A man brushes the logo of an ICBC branch in Shanghai, May 9, 2012. [Jing Wei/Asianewsphoto] 

The Industrial and Commercial Bank of China Ltd, the world's biggest lender by market value, was given the go-ahead by Argentina's central bank to conduct its biggest takeover in nearly four years in the South American country.

It got the formal approval on Nov 8 to buy an 80 percent stake in Standard Bank Argentina and its two affiliates for $650 million, asset manager Standard Investments and Inversora Diagnol, a commercial service provider, ICBC said in a statement released on Saturday.

The bank will keep the current staff and executives of SBA while sending a management team there to guarantee the stability of operations and a smooth integration, it said.

After the deal, which was announced by the lender in August, ICBC will become the first Chinese lender to enter Latin America's third-largest economy.
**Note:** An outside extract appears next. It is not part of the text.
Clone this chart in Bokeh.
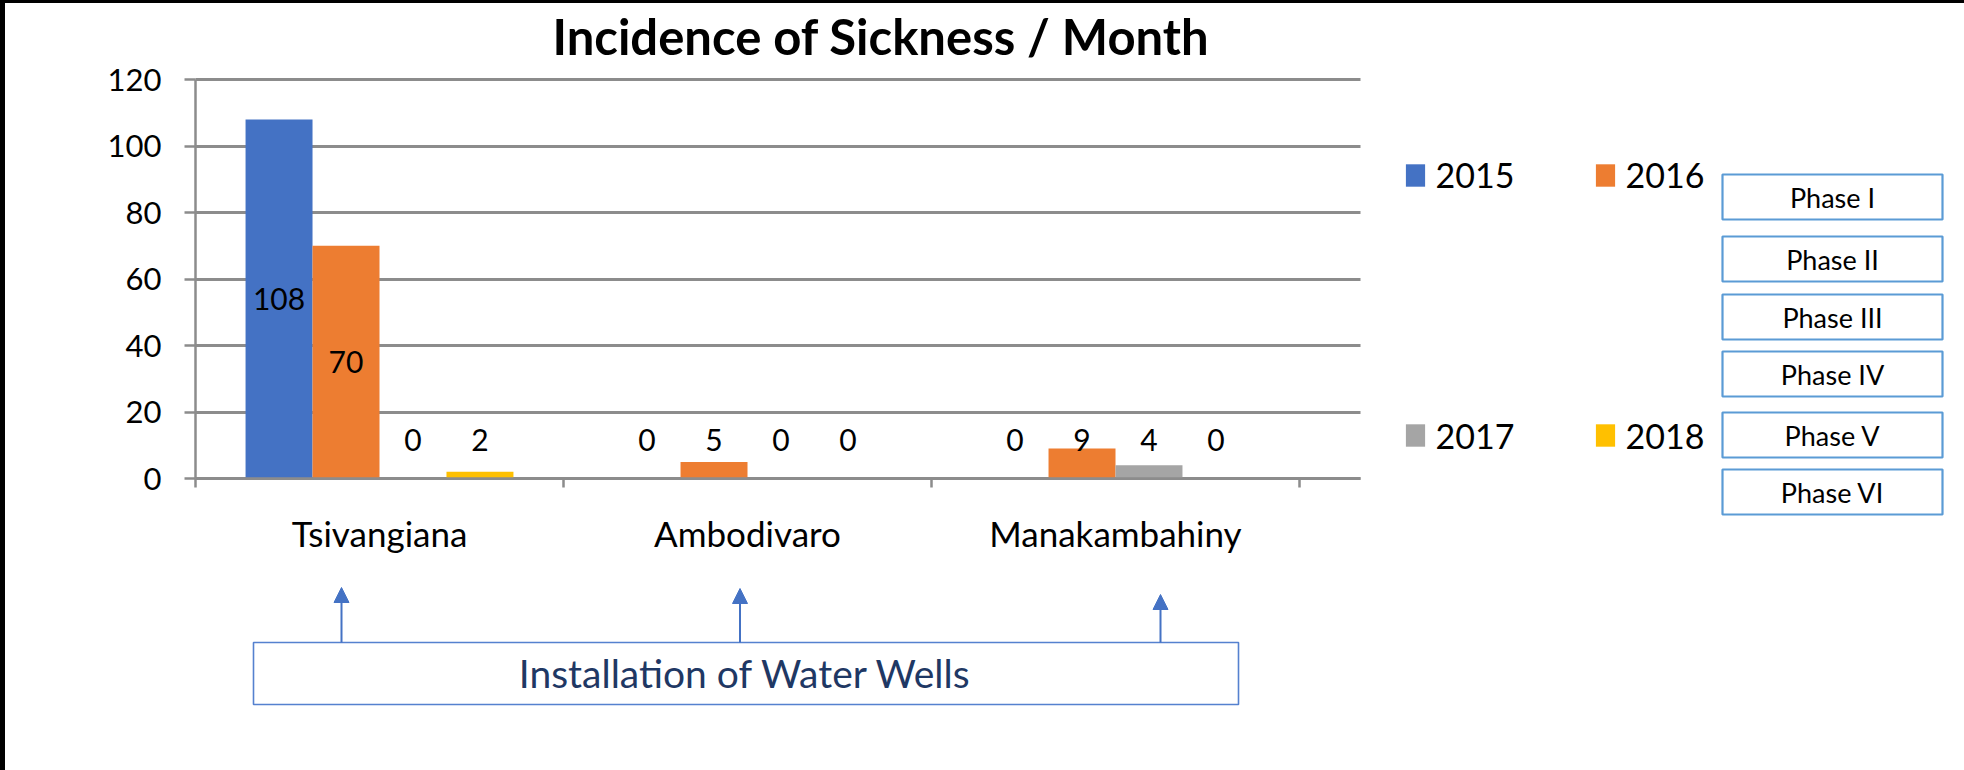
from bokeh.plotting import figure
from bokeh.models import (Range1d, FixedTicker, ColumnDataSource, LabelSet, Legend,
                          LegendItem, BoxAnnotation, Label, Arrow, NormalHead)
from bokeh.core.properties import value
from bokeh.embed import file_html
from bokeh.resources import INLINE

# ---------------- data ----------------
villages = ["Tsivangiana", "Ambodivaro", "Manakambahiny"]
years = ["2015", "2016", "2017", "2018"]
v2015 = [108, 0, 0]
v2016 = [70, 5, 9]
v2017 = [0, 0, 4]
v2018 = [2, 0, 0]
series = [v2015, v2016, v2017, v2018]
colors = ["#4472C4", "#ED7D31", "#A5A5A5", "#FFC000"]
y_ticks = [0, 20, 40, 60, 80, 100, 120]
phases = ["Phase I", "Phase II", "Phase III", "Phase IV", "Phase V", "Phase VI"]
intervention = "Installation of Water Wells"
title_text = "Incidence of Sickness  / Month"

# ---------------- layout (page pixels -> data units) ----------------
BL, BT = 5, 3                   # black border widths (left, top)
W, H = 1964 - BL, 770 - BT      # canvas size
FL, FB = 195.0, 478.0           # plot-area left / zero line on the page
CAT_PX = 368.0                  # pixels per category
PLOT_RIGHT = 1360.0
UNIT_PX = (478.0 - 79.0) / 120.0
N_CAT_SPAN = (PLOT_RIGHT - FL) / CAT_PX


def dx(px):
    return (px - FL) / CAT_PX


def dy(py):
    return (FB - py) / UNIT_PX


FONT = "Lato"
GRAY = "#8C8C8C"

p = figure(frame_width=W, frame_height=H,
           min_border_left=0, min_border_right=0, min_border_top=0, min_border_bottom=0,
           x_range=Range1d(dx(BL), dx(BL + W)), y_range=Range1d(dy(BT + H), dy(BT)),
           output_backend="svg", toolbar_location=None, title=None,
           background_fill_color="white", border_fill_color="white")
p.styles = {"border-top": "%dpx solid black" % BT, "border-left": "%dpx solid black" % BL}
p.outline_line_color = None

# title
p.add_layout(Label(x=dx(552), y=dy(35), text=title_text, text_align="left",
                   text_baseline="middle", text_font=FONT, text_font_style="bold",
                   text_font_size="49px", text_color="black"))

# gridlines: restricted to the plot area
grid = p.ygrid[0]
grid.ticker = FixedTicker(ticks=y_ticks)
grid.grid_line_color = GRAY
grid.grid_line_width = 3
if "cross_bounds" in grid.properties():
    grid.cross_bounds = (0, N_CAT_SPAN)
else:
    grid.visible = False
    p.segment(x0=[0] * len(y_ticks), x1=[N_CAT_SPAN] * len(y_ticks), y0=y_ticks, y1=y_ticks,
              line_color=GRAY, line_width=3, level="underlay")
p.xgrid.visible = False

# bars
bar_w = 0.182
offsets = [-0.273, -0.091, 0.091, 0.273]
renderers = []
for j, vals in enumerate(series):
    xs = [i + 0.5 + offsets[j] for i in range(len(villages))]
    src = ColumnDataSource(dict(
        x=xs, top=vals,
        label_y=[max(v / 2.0, 11.7) for v in vals],
        text=[str(v) for v in vals]))
    r = p.vbar(x="x", top="top", width=bar_w, source=src,
               fill_color=colors[j], line_color=None)
    renderers.append(r)
    p.add_layout(LabelSet(x="x", y="label_y", text="text", source=src,
                          text_align="center", text_baseline="middle",
                          text_font=value(FONT), text_font_size=value("30px"),
                          text_color="black"))

# axes (placed inside the canvas at the chart's origin)
p.yaxis.fixed_location = 0
p.xaxis.fixed_location = 0
p.yaxis.bounds = (0, 120)
p.xaxis.bounds = (0, N_CAT_SPAN)
p.yaxis.ticker = FixedTicker(ticks=y_ticks)
p.yaxis.axis_line_color = GRAY
p.yaxis.axis_line_width = 2.5
p.yaxis.major_tick_line_color = GRAY
p.yaxis.major_tick_line_width = 2.5
p.yaxis.major_tick_out = 11
p.yaxis.major_tick_in = 0
p.yaxis.minor_tick_line_color = None
p.yaxis.major_label_text_font = FONT
p.yaxis.major_label_text_font_size = "31px"
p.yaxis.major_label_text_color = "black"
p.yaxis.major_label_standoff = 23

centers = [i + 0.5 for i in range(len(villages))]
bounds = [float(i) for i in range(len(villages) + 1)]
p.xaxis.ticker = FixedTicker(ticks=centers, minor_ticks=bounds)
p.xaxis.major_label_overrides = {c: v for c, v in zip(centers, villages)}
p.xaxis.axis_line_color = GRAY
p.xaxis.axis_line_width = 2.5
p.xaxis.major_tick_line_color = None
p.xaxis.major_tick_out = 0
p.xaxis.major_tick_in = 0
p.xaxis.minor_tick_line_color = GRAY
p.xaxis.minor_tick_line_width = 2.5
p.xaxis.minor_tick_out = 9
p.xaxis.minor_tick_in = 0
p.xaxis.major_label_text_font = FONT
p.xaxis.major_label_text_font_size = "35px"
p.xaxis.major_label_text_color = "black"
p.xaxis.major_label_standoff = 24

# legends (two rows, as in the reference)
leg_common = dict(orientation="horizontal", border_line_color=None,
                  background_fill_alpha=0, padding=0, margin=0, spacing=0,
                  glyph_width=24, glyph_height=28, label_standoff=9,
                  label_width=157, label_height=28,
                  label_text_font=FONT, label_text_font_size="34px",
                  label_text_color="black")
LEG_H = 40
leg1 = Legend(items=[LegendItem(label=years[0], renderers=[renderers[0]]),
                     LegendItem(label=years[1], renderers=[renderers[1]])],
              location=(1402.6 - BL, (BT + H) - 175 - LEG_H / 2), **leg_common)
leg2 = Legend(items=[LegendItem(label=years[2], renderers=[renderers[2]]),
                     LegendItem(label=years[3], renderers=[renderers[3]])],
              location=(1402.6 - BL, (BT + H) - 435.5 - LEG_H / 2), **leg_common)
p.add_layout(leg1)
p.add_layout(leg2)

# phase boxes
phase_tops = [174, 236, 294, 351, 412, 469]
phase_h = 45
for name, t in zip(phases, phase_tops):
    p.add_layout(BoxAnnotation(left=dx(1722), right=dx(1942), top=dy(t), bottom=dy(t + phase_h),
                               fill_color="white", fill_alpha=1.0,
                               line_color="#5B9BD5", line_alpha=1.0, line_width=2.2))
    p.add_layout(Label(x=dx(1832), y=dy(t + phase_h / 2.0), text=name,
                       text_align="center", text_baseline="middle",
                       text_font=FONT, text_font_size="27px", text_color="black"))

# intervention box + arrows
p.add_layout(BoxAnnotation(left=dx(253), right=dx(1238), top=dy(642), bottom=dy(704),
                           fill_color="white", fill_alpha=1.0,
                           line_color="#5581CF", line_alpha=1.0, line_width=1.6))
p.add_layout(Label(x=dx(745), y=dy(672), text=intervention,
                   text_align="center", text_baseline="middle",
                   text_font=FONT, text_font_size="39px", text_color="#1F3864"))
for ax, ay in [(341, 587), (739.5, 588), (1160, 594)]:
    p.add_layout(Arrow(x_start=dx(ax), y_start=dy(642), x_end=dx(ax), y_end=dy(ay),
                       line_color="#4472C4", line_width=2,
                       end=NormalHead(size=15, fill_color="#4472C4", line_color="#4472C4")))

open("out.html", "w").write(file_html(p, INLINE))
SBA is Argentina's 12th biggest bank by assets. It has a full license for enterprise including retail banking, corporate banking, investment banking and other business.

After the transaction is completed, ICBC and Standard Bank London Holdings Plc plan to invest $100 million jointly in SBA, ICBC said in last August.

The Johannesburg-based Standard Bank will reduce its stake in all three companies to 20 percent.

Jiang Jianqing, chairman of ICBC, said on Sunday that the bank aims to become an international commercial lender. By the year's end it will have extended business to 40 countries and regions.

ICBC has conducted more than 10 overseas purchases, according to Jiang.

By the end of September, the bank had nearly $155 billion of overseas assets, up 21.5 percent from the start of the year. In the first nine months, its overseas institutions made a profit of $796 million, up by 27.2 percent year-on-year, exceeding domestic growth.

The non-performing loan ratio of overseas lending stood at 0.45 percent by the end of September, according to ICBC.